Apathy. The word is defined as and literally means "without feeling". Little or no concern. From the Greek it perhaps carries the most revealing and what should be the most frightening definition for us today . . . Without passion! We have been confronted with the fact that is absolutely unacceptable to call ourselves Passion and not live up to the standards that this name demands. We must uproot and abolish apathy in our personal and corporate lives.

It is obvious that apathy is at epidemic levels and perhaps one of the greatest issues of our day. However, it is also obvious that apathy is not a new malady. This is an old and reoccurring sickness. Jesus came face to face with apathy on regular basis. There are two very specific and similar conversations that pulled the covers back on the deep seated apathy that existed in the hearts and lives of the church people of His day.

Text: Matthew 22:34-40

When the Pharisees heard how he had bested the Sadducees, they gathered their forces for an assault. One of their religion scholars spoke for them, posing a question they hoped would show him up: “Teacher, which command in God’s Law is the most important?” Jesus said, “‘Love the Lord your God with all your passion and prayer and intelligence.’ This is the most important, the first on any list. But there is a second to set alongside it: ‘Love others as well as you love yourself.’ These two commands are pegs; everything in God’s Law and the Prophets hangs from them.”

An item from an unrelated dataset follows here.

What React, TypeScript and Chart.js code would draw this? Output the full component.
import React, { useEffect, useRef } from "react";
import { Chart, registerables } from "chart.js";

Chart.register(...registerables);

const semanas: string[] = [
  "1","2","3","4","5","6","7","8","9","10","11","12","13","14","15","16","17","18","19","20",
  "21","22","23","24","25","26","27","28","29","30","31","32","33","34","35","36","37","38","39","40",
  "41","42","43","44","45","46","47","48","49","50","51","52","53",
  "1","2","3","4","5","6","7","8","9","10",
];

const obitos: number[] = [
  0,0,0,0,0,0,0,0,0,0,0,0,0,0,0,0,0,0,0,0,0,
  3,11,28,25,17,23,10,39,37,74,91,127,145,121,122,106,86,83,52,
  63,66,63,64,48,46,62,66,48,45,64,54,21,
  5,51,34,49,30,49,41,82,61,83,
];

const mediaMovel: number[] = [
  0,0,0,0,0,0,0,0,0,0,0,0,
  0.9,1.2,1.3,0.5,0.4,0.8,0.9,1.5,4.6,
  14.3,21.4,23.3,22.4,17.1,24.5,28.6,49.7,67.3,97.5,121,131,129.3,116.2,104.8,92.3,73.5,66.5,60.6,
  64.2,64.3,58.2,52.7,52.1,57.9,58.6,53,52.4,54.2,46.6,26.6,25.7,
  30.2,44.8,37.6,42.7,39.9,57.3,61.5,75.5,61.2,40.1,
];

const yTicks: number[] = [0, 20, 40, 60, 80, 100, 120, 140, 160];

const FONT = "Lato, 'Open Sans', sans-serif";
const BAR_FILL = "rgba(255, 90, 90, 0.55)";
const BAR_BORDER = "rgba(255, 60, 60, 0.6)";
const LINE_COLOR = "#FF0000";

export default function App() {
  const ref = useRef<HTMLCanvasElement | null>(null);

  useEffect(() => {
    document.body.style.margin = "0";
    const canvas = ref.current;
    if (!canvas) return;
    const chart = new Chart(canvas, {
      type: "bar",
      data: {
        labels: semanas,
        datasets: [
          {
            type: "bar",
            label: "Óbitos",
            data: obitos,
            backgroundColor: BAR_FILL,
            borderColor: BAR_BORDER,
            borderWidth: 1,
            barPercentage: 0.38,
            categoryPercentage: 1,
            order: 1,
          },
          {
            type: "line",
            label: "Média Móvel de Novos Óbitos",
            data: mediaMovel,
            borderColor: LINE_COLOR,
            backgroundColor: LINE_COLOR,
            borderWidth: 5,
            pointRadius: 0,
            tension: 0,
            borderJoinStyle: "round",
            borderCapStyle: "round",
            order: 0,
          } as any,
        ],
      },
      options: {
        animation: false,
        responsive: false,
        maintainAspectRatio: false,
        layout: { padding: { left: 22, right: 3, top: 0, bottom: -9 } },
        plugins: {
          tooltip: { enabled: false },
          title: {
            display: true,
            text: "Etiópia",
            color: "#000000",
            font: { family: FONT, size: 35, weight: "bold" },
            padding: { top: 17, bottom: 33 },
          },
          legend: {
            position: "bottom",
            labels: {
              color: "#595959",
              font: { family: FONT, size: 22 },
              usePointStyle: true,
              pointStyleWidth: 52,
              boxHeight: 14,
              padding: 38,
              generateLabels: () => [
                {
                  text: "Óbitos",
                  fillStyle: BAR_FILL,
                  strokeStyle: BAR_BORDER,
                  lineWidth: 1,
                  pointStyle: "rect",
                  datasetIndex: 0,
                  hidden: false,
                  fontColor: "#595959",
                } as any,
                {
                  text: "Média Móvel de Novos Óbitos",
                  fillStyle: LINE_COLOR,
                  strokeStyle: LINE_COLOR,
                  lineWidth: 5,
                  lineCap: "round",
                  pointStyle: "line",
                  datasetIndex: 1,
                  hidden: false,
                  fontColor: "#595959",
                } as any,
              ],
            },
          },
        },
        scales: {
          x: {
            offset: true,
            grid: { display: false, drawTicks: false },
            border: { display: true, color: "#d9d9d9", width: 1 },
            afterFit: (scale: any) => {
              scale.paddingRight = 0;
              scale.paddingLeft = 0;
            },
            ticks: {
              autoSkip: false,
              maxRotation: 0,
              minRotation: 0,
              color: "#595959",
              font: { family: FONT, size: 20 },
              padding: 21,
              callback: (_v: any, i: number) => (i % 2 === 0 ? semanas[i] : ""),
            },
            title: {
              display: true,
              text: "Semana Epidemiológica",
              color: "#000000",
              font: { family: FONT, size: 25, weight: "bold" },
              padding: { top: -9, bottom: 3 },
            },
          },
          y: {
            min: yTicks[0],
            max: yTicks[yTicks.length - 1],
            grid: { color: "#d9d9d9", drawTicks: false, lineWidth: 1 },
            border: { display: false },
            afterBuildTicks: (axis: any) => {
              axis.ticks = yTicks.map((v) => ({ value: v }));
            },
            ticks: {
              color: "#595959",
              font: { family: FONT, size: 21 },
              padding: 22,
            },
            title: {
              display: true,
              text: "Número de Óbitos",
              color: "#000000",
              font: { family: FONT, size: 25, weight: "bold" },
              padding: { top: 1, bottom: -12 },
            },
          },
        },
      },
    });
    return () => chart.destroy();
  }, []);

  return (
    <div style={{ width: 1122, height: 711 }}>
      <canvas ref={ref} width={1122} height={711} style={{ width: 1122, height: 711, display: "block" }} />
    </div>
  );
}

The religious leaders of the day. Those who were supposed to be the closest to God. Those who were supposed to be earnest in their desire to know God and to make Him known rather than asking out of sincere motives or for the purpose of acting on the given answer ask for the purpose of tricking Jesus. They ask Jesus to summarize the law in hopes that He would speak against the law and therefore be punished by death. Jesus outflanked them and in doing so in His answer He provides an equation for following our Father in obedience. He says that we must love God with everything that we have and that that type of love will manifest itself into action towards our fellow man whom He calls our neighbor. Then He applies a measurable standard to that action. We are to love our neighbor as much as we love ourselves.

Jesus doesn't even call us to the the highest standard that He could have. He could have said love your neighbor as much as God loves them. No He says love them as much as you love yourself. In that brief confrontation, Jesus attacks apathy. He let's these religious folks know that loving God isn't the only obligation of the believer. Instead our love for God is the launching pad into doing something tangible for our neighbor. How important is this to Jesus? Of all the tenants of the law. Of all the divine revelation He could have shared. With His knowledge of the Father's heart He declares that our love for our neighbor is second only to loving God himself. That is serious stuff! So serious that He goes so far as to say that all the other commandments and law hinge on these two things.